Dans ce contexte, la formule sartrienne « L'enfer, c'est les autres » avait pris pour Monsieur D. une résonance particulière. L'Autre, dans son énigme et son altérité, apparaissait comme une possible manifestation du Réel, ce qui échappe à la pleine symbolisation et à la maîtrise cognitive. La tentative incessante de comprendre l'Autre, souvent vouée à l'échec, pouvait engendrer une forme de souffrance et de frustration.
Monsieur D. avait fini par entendre et considérer le signifiant « enfer » comme porteur d'une équivoque colorée : « en-faire avec l'autre », soulignant la complexité et les conflits inhérents aux relations interhumaines, ou encore « quoi en-faire de l'autre », révélant la tentative vaine de réduire l'altérité à un objet de connaissance et de contrôle. Cette lecture subjective éclairait sa propre expérience relationnelle, marquée par une quête de sens face à l'opacité de l'Autre. Son « enfer » personnel semble se situer dans cette tension constante entre le désir de connexion et la frustration face à l'énigme irréductible de l'Autre.
Pour réfléchir :
La vignette clinique de Monsieur D. offre un éclairage précieux sur la complexité des dynamiques intersubjectives et la manière dont nos projections imaginaires et nos tentatives de symbolisation se heurtent inévitablement au Réel énigmatique de l'Autre. Son observation initiale, apparemment anodine grâce à l’association libre, de l'immobilité d'un adolescent au sein d'un groupe, déclenche une cascade de réflexions qui révèlent des couches profondes de son propre fonctionnement psychique, oscillant entre des idéaux imaginaires, des croyances symboliques et la confrontation parfois irritante avec l'altérité.

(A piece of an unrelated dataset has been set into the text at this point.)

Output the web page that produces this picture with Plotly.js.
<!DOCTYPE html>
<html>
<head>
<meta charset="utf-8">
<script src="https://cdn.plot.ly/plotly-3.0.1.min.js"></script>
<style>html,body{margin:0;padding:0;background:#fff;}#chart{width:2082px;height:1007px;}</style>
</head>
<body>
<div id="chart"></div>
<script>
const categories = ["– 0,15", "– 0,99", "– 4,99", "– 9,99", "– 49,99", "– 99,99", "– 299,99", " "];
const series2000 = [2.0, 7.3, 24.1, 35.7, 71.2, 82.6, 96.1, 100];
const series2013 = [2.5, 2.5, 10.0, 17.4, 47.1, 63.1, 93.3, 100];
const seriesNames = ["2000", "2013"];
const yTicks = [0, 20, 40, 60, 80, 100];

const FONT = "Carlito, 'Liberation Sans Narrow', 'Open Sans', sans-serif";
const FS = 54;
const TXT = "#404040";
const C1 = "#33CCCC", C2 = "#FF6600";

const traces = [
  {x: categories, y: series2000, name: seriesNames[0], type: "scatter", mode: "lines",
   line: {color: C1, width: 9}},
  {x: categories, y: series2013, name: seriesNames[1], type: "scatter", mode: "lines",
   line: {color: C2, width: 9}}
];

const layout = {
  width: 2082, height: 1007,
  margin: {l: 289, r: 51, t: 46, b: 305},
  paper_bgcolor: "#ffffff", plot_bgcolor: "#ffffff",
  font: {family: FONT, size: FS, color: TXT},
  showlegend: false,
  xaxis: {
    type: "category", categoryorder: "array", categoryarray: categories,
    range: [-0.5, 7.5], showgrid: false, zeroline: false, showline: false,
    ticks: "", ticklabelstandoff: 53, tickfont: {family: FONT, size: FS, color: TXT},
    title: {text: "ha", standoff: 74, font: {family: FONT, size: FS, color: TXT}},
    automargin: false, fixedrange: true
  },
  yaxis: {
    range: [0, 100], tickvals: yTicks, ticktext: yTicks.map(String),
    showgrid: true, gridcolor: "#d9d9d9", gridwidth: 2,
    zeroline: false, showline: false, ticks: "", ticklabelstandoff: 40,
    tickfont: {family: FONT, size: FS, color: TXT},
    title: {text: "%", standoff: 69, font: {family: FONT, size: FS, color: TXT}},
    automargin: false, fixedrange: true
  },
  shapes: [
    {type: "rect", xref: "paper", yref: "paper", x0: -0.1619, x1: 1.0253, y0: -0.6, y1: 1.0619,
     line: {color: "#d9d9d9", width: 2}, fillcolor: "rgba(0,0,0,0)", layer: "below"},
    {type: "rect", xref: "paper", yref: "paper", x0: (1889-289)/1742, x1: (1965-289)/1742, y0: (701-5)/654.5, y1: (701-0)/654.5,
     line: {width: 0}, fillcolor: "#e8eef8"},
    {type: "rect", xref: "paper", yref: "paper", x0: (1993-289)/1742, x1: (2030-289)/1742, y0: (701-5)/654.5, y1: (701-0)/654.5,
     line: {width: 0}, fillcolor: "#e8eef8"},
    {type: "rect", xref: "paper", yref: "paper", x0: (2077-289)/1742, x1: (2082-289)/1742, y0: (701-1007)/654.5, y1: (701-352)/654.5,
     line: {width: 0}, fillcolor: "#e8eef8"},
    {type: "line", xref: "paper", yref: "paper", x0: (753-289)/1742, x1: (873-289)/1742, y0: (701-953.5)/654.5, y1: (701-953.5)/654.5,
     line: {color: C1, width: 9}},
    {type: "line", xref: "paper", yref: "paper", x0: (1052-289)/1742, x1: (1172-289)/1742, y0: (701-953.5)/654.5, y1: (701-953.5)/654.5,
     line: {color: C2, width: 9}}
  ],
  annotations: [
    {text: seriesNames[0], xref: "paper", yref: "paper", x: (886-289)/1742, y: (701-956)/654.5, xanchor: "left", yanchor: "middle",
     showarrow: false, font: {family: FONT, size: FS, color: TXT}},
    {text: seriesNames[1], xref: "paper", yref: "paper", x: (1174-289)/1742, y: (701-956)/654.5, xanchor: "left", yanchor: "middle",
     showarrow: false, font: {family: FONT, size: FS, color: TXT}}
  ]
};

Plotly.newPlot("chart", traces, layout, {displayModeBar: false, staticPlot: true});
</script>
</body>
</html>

L'énervement de Monsieur D. face à l'immobilité de l'adolescent met en évidence une attente implicite d'une certaine forme d'engagement ou de participation au sein d'un groupe. Cette attente semble ancrée dans une projection imaginaire d'un « niveau d'éducation uniforme », une croyance en un socle commun de compréhension et de comportement vis-à-vis du monde. La reconnaissance lucide de la nature imaginaire de cette attente constitue un premier pas vers une déconstruction de ses propres biais perceptifs.

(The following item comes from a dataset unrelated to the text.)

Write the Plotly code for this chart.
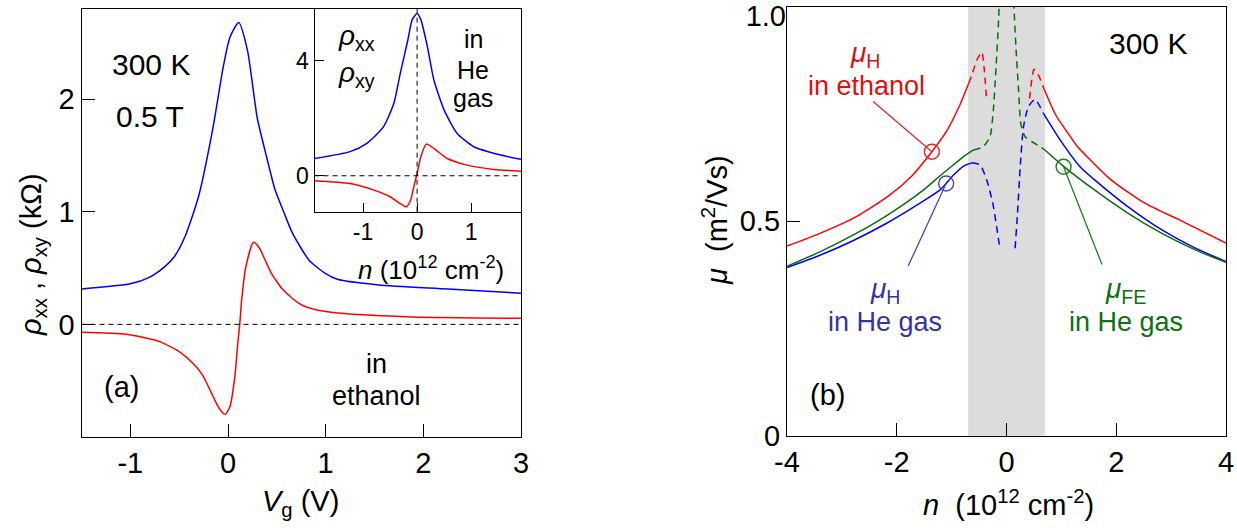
import plotly.graph_objects as go

W, H = 1237, 531
FONT = "Liberation Sans, Arial, sans-serif"

# ---------------- Panel (a): main, in ethanol ----------------
vg_xx = [-1.5, -1.0, -0.8, -0.65, -0.55, -0.44, -0.30, -0.155, -0.05, 0.02, 0.11,
         0.2, 0.30, 0.40, 0.48, 0.57, 0.66, 0.83, 1.0, 1.12, 1.54, 2.25, 3.0]
rho_xx = [0.315, 0.36, 0.42, 0.51, 0.60, 0.78, 1.14, 1.74, 2.28, 2.55, 2.68,
          2.43, 1.83, 1.47, 1.2, 1.0, 0.81, 0.57, 0.45, 0.40, 0.35, 0.315, 0.276]
vg_xy = [-1.5, -1.04, -0.70, -0.5, -0.36, -0.26, -0.16, -0.09, -0.03, 0.02, 0.07,
         0.10, 0.12, 0.14, 0.18, 0.26, 0.32, 0.375, 0.44, 0.50, 0.55, 0.66, 0.76, 0.9,
         1.19, 1.89, 3.0]
rho_xy = [-0.07, -0.088, -0.153, -0.242, -0.346, -0.45, -0.627, -0.746, -0.80, -0.73, -0.464,
          -0.17, 0.0, 0.217, 0.5, 0.73, 0.68, 0.58, 0.46, 0.38, 0.32, 0.23, 0.17, 0.13,
          0.096, 0.066, 0.054]

# ---------------- Inset: in He gas ----------------
n_in_xx = [-1.90, -1.24, -0.93, -0.62, -0.43, -0.31, -0.17, -0.09, 0.0, 0.07, 0.19,
           0.31, 0.50, 0.74, 1.05, 1.55, 1.93]
rho_in_xx = [0.60, 0.84, 1.13, 1.71, 2.52, 3.57, 4.73, 5.43, 5.64, 5.43, 4.5,
             3.34, 2.29, 1.48, 1.01, 0.72, 0.57]
n_in_xy = [-1.90, -1.24, -0.80, -0.50, -0.31, -0.2, -0.12, -0.06, 0.0, 0.07, 0.17,
           0.31, 0.56, 0.93, 1.42, 1.93]
rho_in_xy = [-0.17, -0.27, -0.5, -0.73, -0.97, -1.08, -0.85, -0.38, 0.08, 0.66, 1.10,
             0.95, 0.6, 0.37, 0.22, 0.16]

# ---------------- Panel (b): mobilities ----------------
# mu_H in ethanol (red)
n_eth_l = [-4.0, -3.41, -2.79, -2.16, -1.73, -1.36, -1.1, -0.85, -0.69]
mu_eth_l = [0.442, 0.471, 0.507, 0.558, 0.605, 0.662, 0.708, 0.771, 0.821]
n_eth_ld = [-0.69, -0.63, -0.54, -0.45, -0.41, -0.36]
mu_eth_ld = [0.821, 0.841, 0.876, 0.894, 0.86, 0.779]
n_eth_rd = [0.42, 0.46, 0.50, 0.58, 0.67]
mu_eth_rd = [0.786, 0.829, 0.854, 0.841, 0.813]
n_eth_r = [0.67, 0.9, 1.165, 1.28, 1.9, 2.52, 3.15, 4.0]
mu_eth_r = [0.813, 0.747, 0.697, 0.676, 0.597, 0.542, 0.503, 0.449]

# mu_H in He gas (blue)
n_heh_l = [-4.0, -3.41, -2.79, -2.16, -1.54, -1.21, -0.97, -0.79, -0.63]
mu_heh_l = [0.392, 0.42, 0.455, 0.497, 0.545, 0.573, 0.607, 0.628, 0.636]
n_heh_ld = [-0.63, -0.48, -0.36, -0.25, -0.18, -0.13]
mu_heh_ld = [0.636, 0.631, 0.596, 0.542, 0.487, 0.445]
n_heh_rd = [0.157, 0.2, 0.25, 0.31, 0.40, 0.52, 0.67]
mu_heh_rd = [0.437, 0.518, 0.627, 0.72, 0.767, 0.784, 0.752]
n_heh_r = [0.67, 0.98, 1.34, 1.59, 2.21, 2.84, 3.46, 4.0]
mu_heh_r = [0.752, 0.689, 0.627, 0.598, 0.534, 0.479, 0.436, 0.406]

# mu_FE in He gas (green)
n_fe_l = [-4.0, -3.41, -2.79, -2.16, -1.54, -1.21, -0.97, -0.79, -0.6]
mu_fe_l = [0.395, 0.428, 0.468, 0.515, 0.57, 0.606, 0.631, 0.65, 0.666]
n_fe_ld = [-0.6, -0.42, -0.30, -0.24, -0.19, -0.15, -0.12]
mu_fe_ld = [0.666, 0.674, 0.697, 0.759, 0.86, 0.953, 1.05]
n_fe_rd = [0.12, 0.175, 0.22, 0.26, 0.34, 0.61, 0.70]
mu_fe_rd = [1.04, 0.899, 0.806, 0.728, 0.697, 0.674, 0.666]
n_fe_r = [0.70, 1.03, 1.59, 2.21, 2.84, 3.46, 4.0]
mu_fe_r = [0.666, 0.629, 0.574, 0.519, 0.471, 0.432, 0.404]

# marker circles and pointer line ends (n, mu)
circ_n = [-1.36, -1.10, 1.04]
circ_mu = [0.662, 0.588, 0.627]
ptr_n = [-2.43, -1.79, 1.74]
ptr_mu = [0.779, 0.396, 0.399]
band = [-0.7, 0.7]

RED, BLUE, GREEN = "#ff0000", "#0000ff", "#0a6e0a"

fig = go.Figure()

def line(x, y, color, xa, ya, dash="solid", width=1.5):
    fig.add_trace(go.Scatter(x=x, y=y, mode="lines", xaxis=xa, yaxis=ya,
                             line=dict(color=color, width=width, dash=dash,
                                       shape="spline", smoothing=0.6),
                             showlegend=False, hoverinfo="skip"))

line(vg_xx, rho_xx, BLUE, "x", "y")
line(vg_xy, rho_xy, RED, "x", "y")
line(n_in_xx, rho_in_xx, BLUE, "x2", "y2")
line(n_in_xy, rho_in_xy, RED, "x2", "y2")

DASH = "7px,5px"
for (xs, ys, c) in [(n_eth_l, mu_eth_l, RED), (n_eth_r, mu_eth_r, RED),
                    (n_heh_l, mu_heh_l, BLUE), (n_heh_r, mu_heh_r, BLUE),
                    (n_fe_l, mu_fe_l, GREEN), (n_fe_r, mu_fe_r, GREEN)]:
    line(xs, ys, c, "x3", "y3")
for (xs, ys, c) in [(n_eth_ld, mu_eth_ld, RED), (n_eth_rd, mu_eth_rd, RED),
                    (n_heh_ld, mu_heh_ld, BLUE), (n_heh_rd, mu_heh_rd, BLUE),
                    (n_fe_ld, mu_fe_ld, GREEN), (n_fe_rd, mu_fe_rd, GREEN)]:
    line(xs, ys, c, "x3", "y4", dash=DASH)

circ_cols = ["#e02828", "#4848a8", "#1a801a"]
fig.add_trace(go.Scatter(x=circ_n, y=circ_mu, mode="markers", xaxis="x3", yaxis="y3",
                         marker=dict(symbol="circle-open", size=15, color=circ_cols,
                                     line=dict(width=1.4)),
                         showlegend=False, hoverinfo="skip"))

shapes = []
# zero lines
shapes.append(dict(type="line", xref="x domain", yref="y", x0=0, x1=1, y0=0, y1=0,
                   line=dict(color="black", width=1, dash="5px,4px")))
shapes.append(dict(type="line", xref="x2 domain", yref="y2", x0=0, x1=1, y0=0, y1=0,
                   line=dict(color="black", width=1, dash="5px,4px")))
shapes.append(dict(type="line", xref="x2", yref="y2 domain", x0=0, x1=0, y0=0, y1=1,
                   line=dict(color="black", width=1, dash="5px,4px")))
# gray band
shapes.append(dict(type="rect", xref="x3", yref="y3 domain", x0=band[0], x1=band[1],
                   y0=0, y1=1, fillcolor="#dcdcdc", line=dict(width=0), layer="below"))
# pointer lines
for i, c in enumerate(circ_cols):
    shapes.append(dict(type="line", xref="x3", yref="y3", x0=ptr_n[i], y0=ptr_mu[i],
                       x1=circ_n[i], y1=circ_mu[i], line=dict(color=c, width=1.3)))

def px(x):
    return x / W

def py(y):
    return 1 - y / H

def ax(domain, rng, tickvals, ticktext, anchor, size, ticklen):
    return dict(domain=domain, range=rng, tickvals=tickvals, ticktext=ticktext,
                ticks="inside", ticklen=ticklen, tickwidth=1.3, tickcolor="black",
                showline=True, linecolor="black", linewidth=1.3, mirror=True,
                showgrid=False, zeroline=False, anchor=anchor, automargin=False,
                tickfont=dict(family=FONT, size=size, color="black"))

layout = dict(
    template="none",
    width=W, height=H, margin=dict(l=0, r=0, t=0, b=0, pad=0),
    paper_bgcolor="white", plot_bgcolor="rgba(0,0,0,0)", showlegend=False,
    font=dict(family=FONT, color="black"),
    xaxis=ax([px(81.5), px(521)], [-1.5, 3], [-1, 0, 1, 2, 3],
             ["-1", "0", "1", "2", "3"], "y", 29, 13),
    yaxis=ax([py(437), py(9)], [-1, 2.8], [0, 1, 2], ["0", "1", "2"], "x", 29, 13),
    xaxis2=ax([px(314.5), px(521)], [-1.9, 1.925], [-1, 0, 1], ["-1", "0", "1"], "y2", 23, 9),
    yaxis2=ax([py(211.7), py(9)], [-1.25, 5.8], [0, 4], ["0", "4"], "x2", 23, 9),
    xaxis3=ax([px(787), px(1226)], [-4, 4], [-4, -2, 0, 2, 4],
              ["-4", "-2", "0", "2", "4"], "y3", 29, 13),
    yaxis3=ax([py(435.7), py(6.7)], [0, 1], [0, 0.5, 1.0], ["0", "0.5", ""], "x3", 29, 13),
    yaxis4=dict(overlaying="y3", anchor="x3", side="left", range=[0, 1],
                tickvals=[1.0], ticktext=["1.0"], automargin=False,
                ticks="", showline=False, showgrid=False, zeroline=False,
                ticklabelshift=9, ticklabeloverflow="allow",
                tickfont=dict(family=FONT, size=29, color="black")),
    shapes=shapes,
)
fig.update_layout(**layout)

def ann(text, x, y, size, color="black", xanchor="center", angle=0):
    fig.add_annotation(text=text, x=px(x), y=py(y), xref="paper", yref="paper",
                       showarrow=False, xanchor=xanchor, yanchor="middle",
                       textangle=angle,
                       font=dict(family=FONT, size=size, color=color))

# Panel (a) text
ann("300 K", 151, 64, 30)
ann("0.5 T", 150, 117, 30)
ann("(a)", 121, 387, 29)
ann("in", 376, 364, 27)
ann("ethanol", 376, 396, 27)
ann("<i>V</i><sub>g</sub> (V)", 300, 503, 29)
ann("<i>ρ</i><sub>xx</sub> , <i>ρ</i><sub>xy</sub> (kΩ)", 33, 255, 29, angle=-90)
# inset text
ann("<i>ρ</i><sub>xx</sub>", 336, 38, 28, xanchor="left")
ann("<i>ρ</i><sub>xy</sub>", 336, 74, 28, xanchor="left")
ann("in", 473, 39, 25)
ann("He", 473, 70, 25)
ann("gas", 473, 98, 25)
ann("<i>n</i> (10<sup>12</sup> cm<sup>-2</sup>)", 431, 268, 26)
# Panel (b) text
ann("300 K", 1148, 44, 30)
ann("(b)", 827, 395, 29)
ann("<i>μ</i><sub>H</sub>", 865, 55, 28, color="#dd1111")
ann("in ethanol", 866, 86, 27, color="#dd1111")
ann("<i>μ</i><sub>H</sub>", 885, 291, 28, color="#3535a0")
ann("in He gas", 885, 322, 27, color="#3535a0")
ann("<i>μ</i><sub>FE</sub>", 1125, 291, 28, color="#107010")
ann("in He gas", 1126, 322, 27, color="#107010")
ann("<i>n</i>  (10<sup>12</sup> cm<sup>-2</sup>)", 1008, 503, 29)
ann("<i>μ</i>  (m<sup>2</sup>/Vs)", 715, 220, 29, angle=-90)

fig.write_html("out.html", config={"displayModeBar": False},
               post_script="document.body.style.margin='0';")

La remise en question de la supériorité de sa propre éducation témoigne d'une ouverture à la relativité des systèmes de valeurs. Cependant, la persistance d'un sentiment de blocage dans ses interactions suggère une tension entre cette reconnaissance intellectuelle et une adhésion émotionnelle plus profonde à ses propres normes. La valeur fondamentale du respect, érigée en critère de supériorité éducative, révèle un pilier éthique central pour Monsieur D., mais souligne également le risque d'une évaluation normative des comportements d'autrui à l'aune de ses propres convictions.
L'évocation de la phrase du beau-père, « Si tu peux le faire tout le monde peut le faire », met en lumière une blessure narcissique potentielle, une négation de la singularité qui a pu influencer la manière dont Monsieur D. s'est positionné dans le monde. Sa réinterprétation tardive de « un parmi d'autres » comme une reconnaissance de la diversité des aptitudes marque une avancée vers l'affirmation de sa propre singularité et la reconnaissance de la valeur de son empathie, une qualité qu'il a développée comme une stratégie de protection face à un environnement potentiellement perçu comme menaçant quand il était enfant.

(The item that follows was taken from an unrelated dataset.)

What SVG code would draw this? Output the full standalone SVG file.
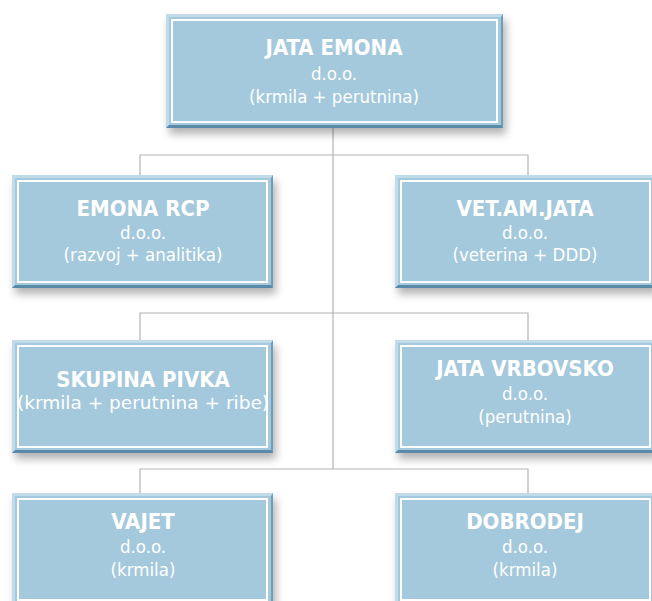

La colère ressentie face à l'adolescent ne se réduit alors pas à un simple jugement moral, mais apparaît comme une réaction à ce qui est perçu comme un manque d'une aptitude qu'il a lui-même dû acquérir par nécessité de protection et une incompréhension vis-à-vis du fait que finalement l’Autre ne l’a peut-être pas mais ne peut être pas faire ce que lui fait . Cette colère devient un symptôme, une manifestation de la difficulté à accepter le Réel de l'Autre dans sa différence et son opacité. L'Autre, par ses réactions inattendues et son décalage par rapport aux attentes de Monsieur D., incarne cette dimension du Réel qui échappe à la pleine symbolisation et à l'emprise de l'imaginaire. Il fallait déplacer son regard de la scène pour envisager le monde sous un nouvelle angle.

Son interprétation du signifiant « enfer » comme une équivoque avec « en faire avec l'autre » ou « quoi en faire de l'autre » ouvre une perspective riche sur la dimension intersubjective de la souffrance et sur la tentative vaine de réduire l'altérité à une catégorie maîtrisable. En conclusion, le cheminement de Monsieur D., de l'irritation initiale à une réflexion plus profonde sur la nature de ses attentes et de ses réactions face à l'altérité, met en lumière la complexité du rapport au Réel de l'Autre. Son expérience souligne la tension inhérente à la rencontre intersubjective, où nos constructions imaginaires et nos cadres symboliques sont constamment mis à l'épreuve par la singularité irréductible de l'autre, cette part d'ombre qui résiste à notre désir de compréhension totale. Son exploration du signifiant « enfer » comme une modalité d'"en faire avec l'autre" ou de questionnement sur « quoi en faire de l'autre » révèle une quête de sens face à cette énigme constitutive de la condition humaine.